Review: Joost Zwagerman - Roeshoofd hemelt
De tijd dat het alleen maar fout liep met Nederland als er strafschoppen getrapt moesten worden, is lang voorbij. Na de instorting van het poldermodel, de executie van Theo van Gogh en de wrede episode met de tasjesdief zorgt een nieuw oranje drama v...
De tijd dat het alleen maar fout liep met Nederland als er strafschoppen getrapt moesten worden, is lang voorbij. Na de instorting van het poldermodel, de executie van Theo van Gogh en de wrede episode met de tasjesdief zorgt een nieuw oranje drama voor geween en tandengeknars: als nieuwe Dichter des Vaderlands hebben de Nederlanders Dries van Wissen gekozen, een man die grossiert in manke odes aan leghennen en koebeesten.
Nochtans waren er een stuk of wat fijne alternatieven; zo toont Joost Zwagerman zich in 'Roeshoofd hemelt' (De Arbeiderspers) een waardig sonnettenbouwer in navolging van Gerrit Komrij. Ongeveer de helft van de bijna honderd bladzijden dikke bundel bevat vormvaste verzen, veelal kwatrijnen, waarin het droeve lot van Roeshoofd geëvoceerd wordt: hij is geïnterneerd, levensmoe en in de war, en veroordeeld tot zijn ziekbed. Nu eens drijft hij weg in wreedaardig ijlen ('je trekt je weer af en spuit troebel bloed'), dan weer ligt hij volkomen platgespoten te vegeteren ('zo kalm als een dood sonnet'), maar de beenharde conclusie blijft altijd dezelfde: 'alleen in mijn verkalking kan ik wonen'.

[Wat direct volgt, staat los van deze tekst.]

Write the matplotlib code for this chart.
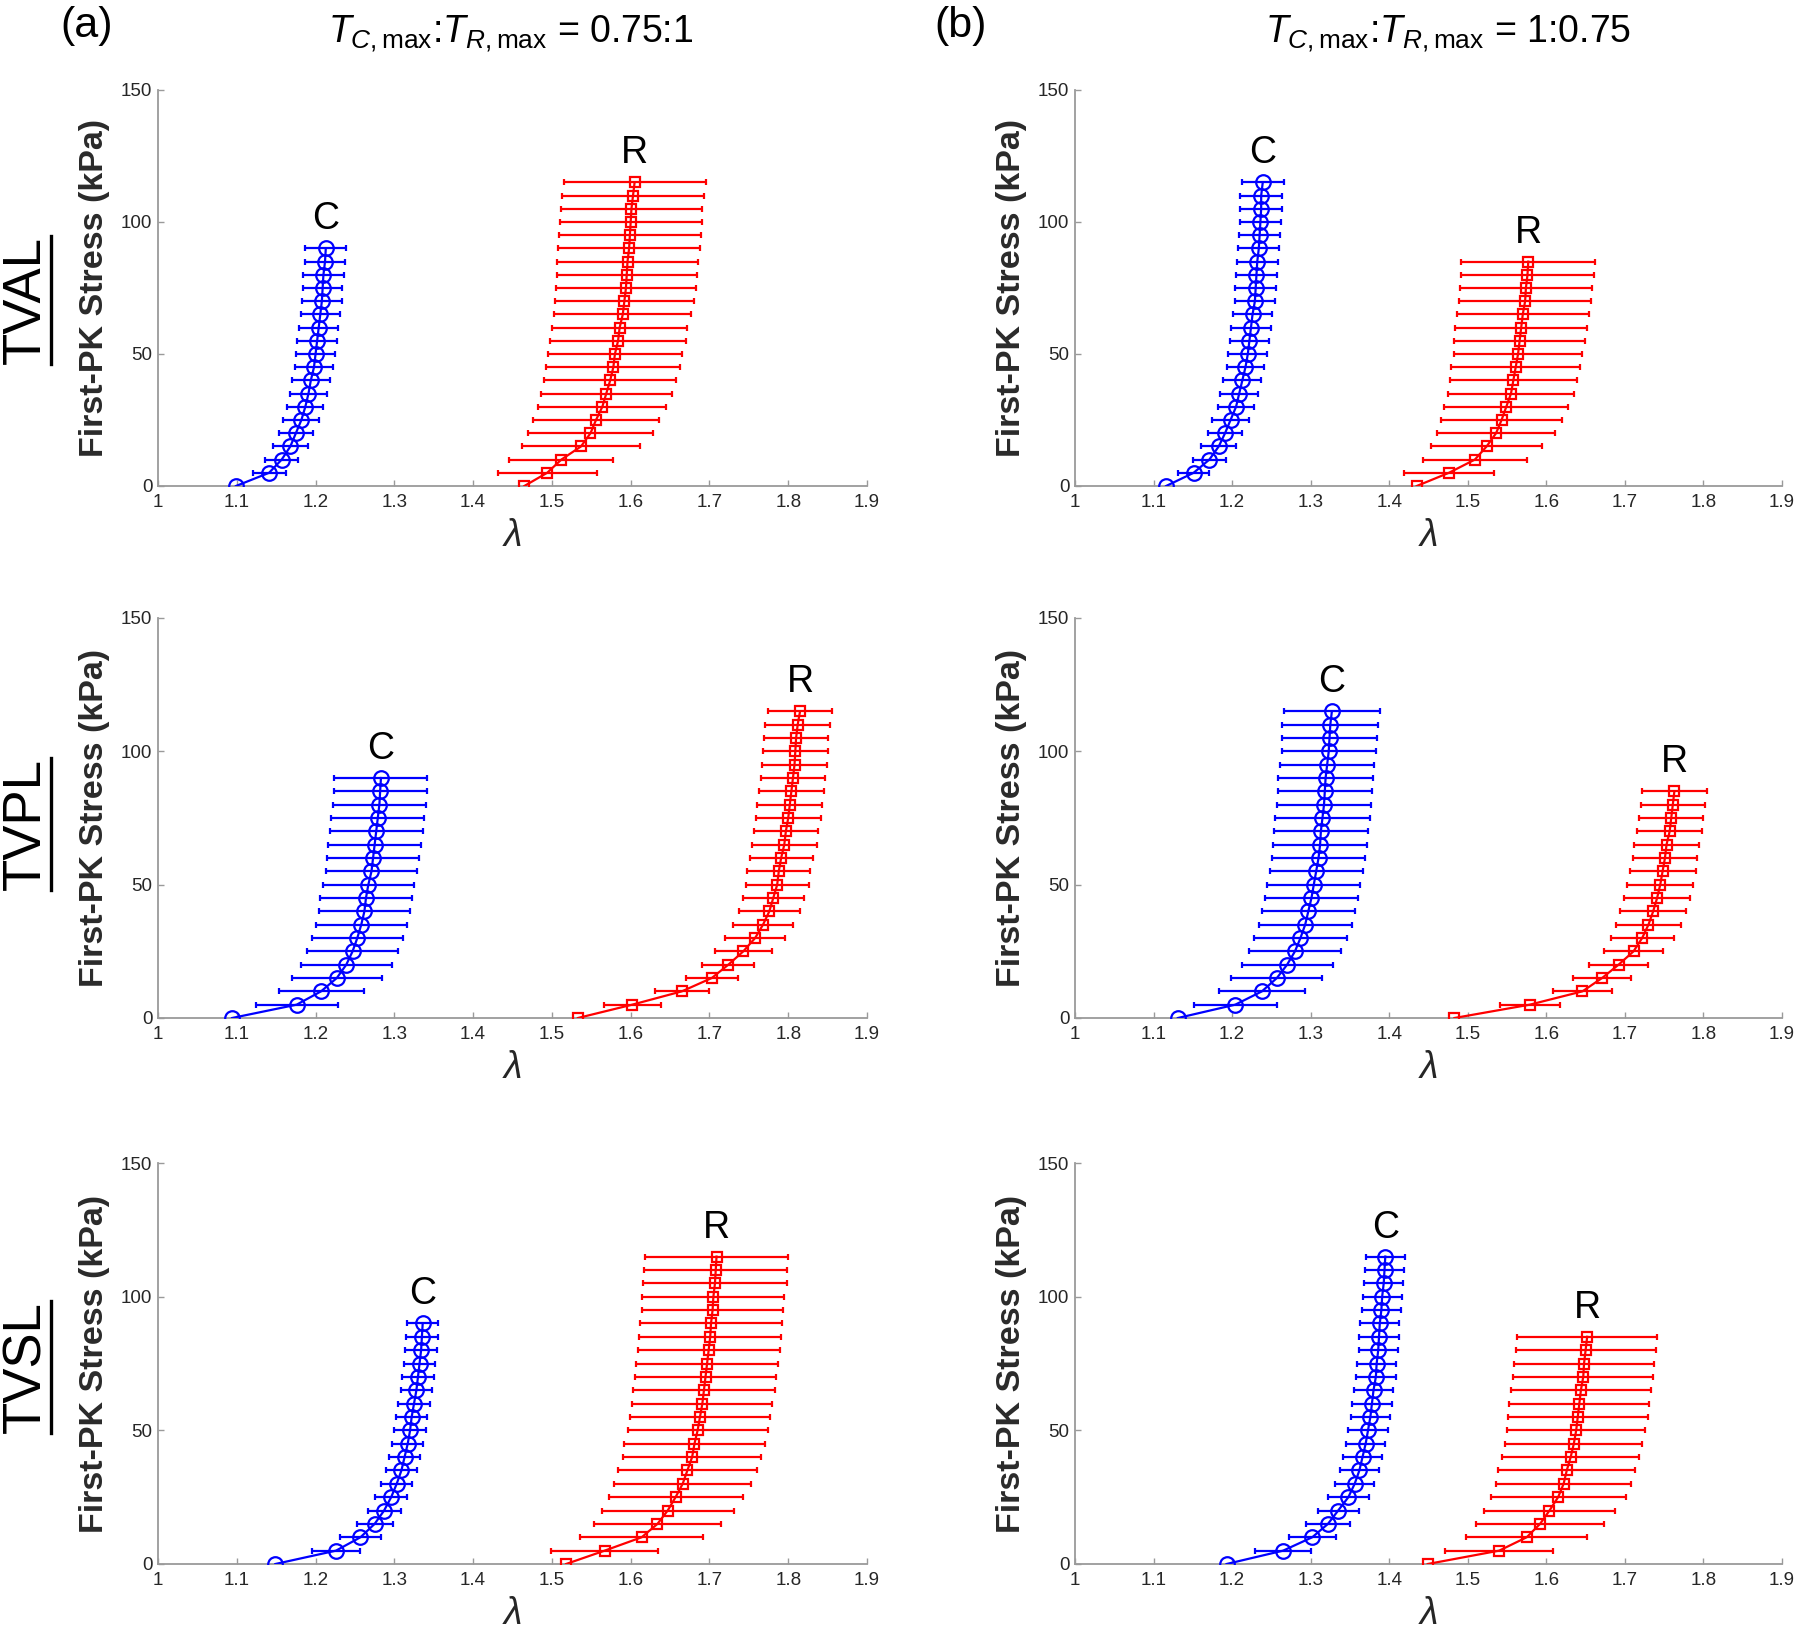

De strakke Roeshoofd-gedichten contrasteren in toon, kleur en vorm met de uitbundig uitwaaierende, door god noch gebod gebonden verzen over T-Mart. In deze megastore, 'waar alles dat is of was of ooit zal zijn in hardcore schappen puilt', krijgt het consumentisme goddelijke dimensies: klanten kunnen zich niet alleen voorwerpen, maar ook gevoelens aanschaffen - de ziel als handelswaar. Voor de bandeloze lofzang van het oneindige winkelcentrum sampelt Zwagerman vrolijk opperzanger Lucebert, aan wie hij woorden als 'maltentig' en het vers 'Er is een god die mart / er is een god die tart' ontleent.
Naar die machtsontplooiing van taalcapriolen zit de lezer te kijken als naar een ADHD-patiënt: soms onder de indruk van de energetische stroom, soms doodmoe van de nutteloze krachtpatserij. Zwagerman overspeelt zijn hand met name in het middendeel van de bundel, waarin gaandeweg duidelijk wordt dat 'vastklant R.' uit de T-Mart-gedichten en de geïnterneerde Roeshoofd dezelfde persoon zijn: een shoplifter die in T-Mart 'tweemaal een al uitgepakte stoornis / bipolair plus stevig geprijsde psychose' ontvreemdt.
Maar ook wie de verbale overdaad te veel is, stemt Zwagerman, de uitbaters van de T-Mart gelijk, tevreden: bij 'Roeshoofd hemelt' zit een cd waarop cabaretier Hans Teeuwen een kwart van de gedichten voorleest. Niet alleen zijn selectie uit de bundel is uitstekend, ook zijn voordracht is dat: de Roeshoofd-gedichten reciteert hij gelaten, de T-Mart-poëzie extatisch - maar zonder te vervallen in het hyperventilerende vuurspuwen van zijn cabaretshows. Dat zou ook dubbelop zijn bij zoveel taalgeweld. Met een soortgelijk vermogen tot dosering had Zwagerman zijn voordeel kunnen doen, maar voor de rest niks dan lof voor deze poëzie die on-Nederlands maatschappijkritisch, barok en gedurfd is. Driek van Wissen rijmt niet toevallig op 'vergissen'.